To estimate the volume of a large rock , the rock is thrown into a cylindrical water tank of diameter 1.5m which is nearly full of water .it's is noted that the water level in the tank rises by 1.5cm . What is the volume of the rock?
To solve this problem, we need to calculate the increase in the volume of water in the tank when the rock is thrown in. We can then use this increase in volume to find the volume of the rock.
Given:
- Diameter of the cylindrical water tank = 1.5m
- Increase in water level after the rock is thrown in = 1.5cm = 0.015m
First, we need to calculate the increase in the volume of water in the tank:
Volume of water in the tank = πr^2h, where r is the radius of the tank and h is the height of water before the rock is thrown in.

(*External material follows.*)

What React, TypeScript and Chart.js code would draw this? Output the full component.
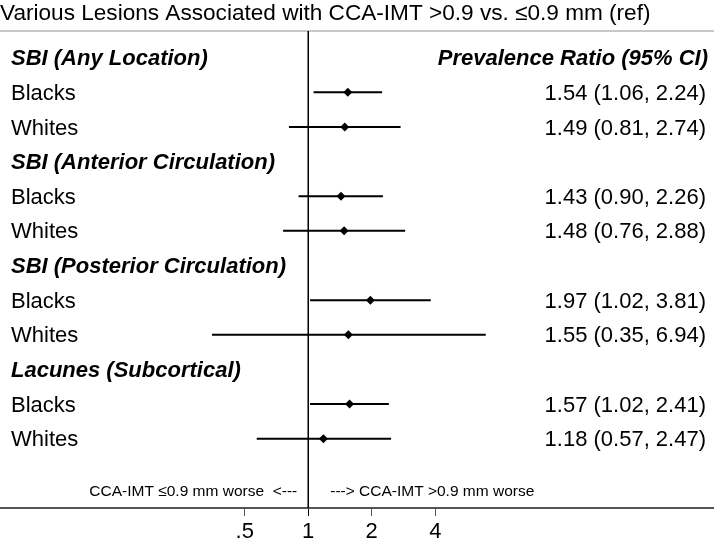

Since the diameter of the tank is 1.5m, the radius (r) = 1.5/2 = 0.75m
Initial volume of water in the tank = π(0.75)^2h = π(0.5625)h
After the rock is thrown in, the volume of water in the tank will be:
Volume of water in the tank after rock is thrown in = π(0.75)^2( h + 0.015) = π(0.5625)(h + 0.015)
Increase in volume of water in the tank = π(0.5625)(h + 0.015) - π(0.5625)h
= π(0.5625)(h + 0.015 - h)
= π(0.5625)(0.015)
≈ 0.0265 cubic meters
Since the increase in volume of water is equal to the volume of the rock, the volume of the rock is approximately 0.0265 cubic meters.